– NOTIZIE CRONACA -TORINO – I rimborsi chilometrici e i gettoni di presenza sono il fumo. La polpa dell’indagine sulle spese della Regione Piemonte è altrove, nei contributi dirottati nelle casse dei partiti rappresentati in consiglio e che sono sottratti a qualsiasi controllo. Sono tanti soldi, 7 milioni e mezzo l’anno nella Regione guidata dal leghista Cota. Teoricamente servono per pagare impiegati e spese varie dei gruppi politici, ma il loro reale utilizzo è in pratica sconosciuto. La Procura di Torino ora ha deciso di indagarci su e forse fra qualche tempo se ne saprà di più.
Sono giorni difficili per parecchi consiglieri regionali del Piemonte. La perquisizione della Guardia di Finanza ha in qualche modo tolto la sordina al fatto che «i sessanta eletti sabaudi» possono incassare, oltre al robusto stipendio mensile, altre migliaia di euro con una semplice dichiarazione di questo tipo: io sono andato nel tal posto per ragioni istituzionali e quindi mi dovete dare un gettone per l’impegno (122 euro al colpo) e il rimborso per la benzina (mezzo euro a chilometro). Qualcuno non chiede niente, qualcuno chiede poco, qualcun’altro chiede anche tre mila euro ogni trenta giorni facendo poi risultare visite ufficiali alla Sagra della Rana o la partecipazione a spettacoli teatrali itineranti.
Le «missioni istituzionali» costano alla Regione più di 300 mila euro l’anno, e visto che non è una somma da poco i magistrati voglio capire se quei viaggi autocertificati sono veri o falsi. Ma non sembrano intenzionati a fermarsi a questo visto che ci sono contributi molto più sostanziosi su cui finora nessuno ha mai provato a vederci chiaro. Sono, appunto, i 7 milioni e mezzo che finiscono direttamente ai partiti. I quali ora promettono: «Ridurremo in modo drastico quella cifra». Ma forse è troppo tardi per cancellare l’esistenza di eventuali magagne.

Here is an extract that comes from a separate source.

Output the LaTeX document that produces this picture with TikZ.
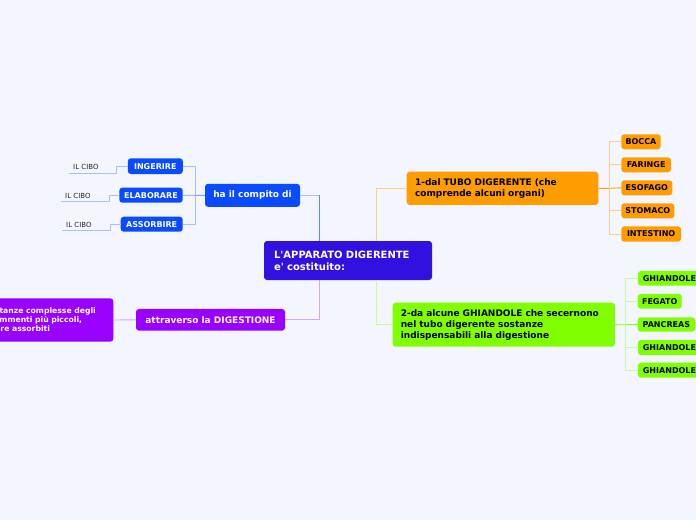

Il finanziamento ai gruppi consiliari è proporzionale al numero degli eletti. Per esempio, il Pdl che ha diciassette consiglieri – sui sessanta totali – si prende circa 2 milioni. Il Pd che ne ha tredici incassa 1 milione e 400 mila. Giù giù fino ai partiti più piccoli, e perfino a quelli infimi formati da un solo consigliere. Che sono otto e a cui vengono girati 260 mila euro l’anno ciascuno. Traduzione: un consigliere che da solo forma un gruppo prende lo stipendio, più un rimborso fisso di 1500 euro, più altri 1000 euro di gettoni di presenza forfettizzati, poi i rimborsi per le missioni istituzionali e soprattutto i 250 mila euro l’anno per il partito. Che sono a sua esclusiva disposizione.
La Guardia di Finanza, che ieri è tornata nel parlamentino piemontese di Palazzo Lascaris dopo la visita di venerdì, ha portato via tutta la documentazione dei «contributi ai gruppi consiliari», compresi i rendiconti mensili delle spese sostenute con le carte di credito che ciascun capogruppo ha in dotazione. La convinzione diffusa è che proprio dall’utilizzo delle carte potrebbero arrivare le sorprese.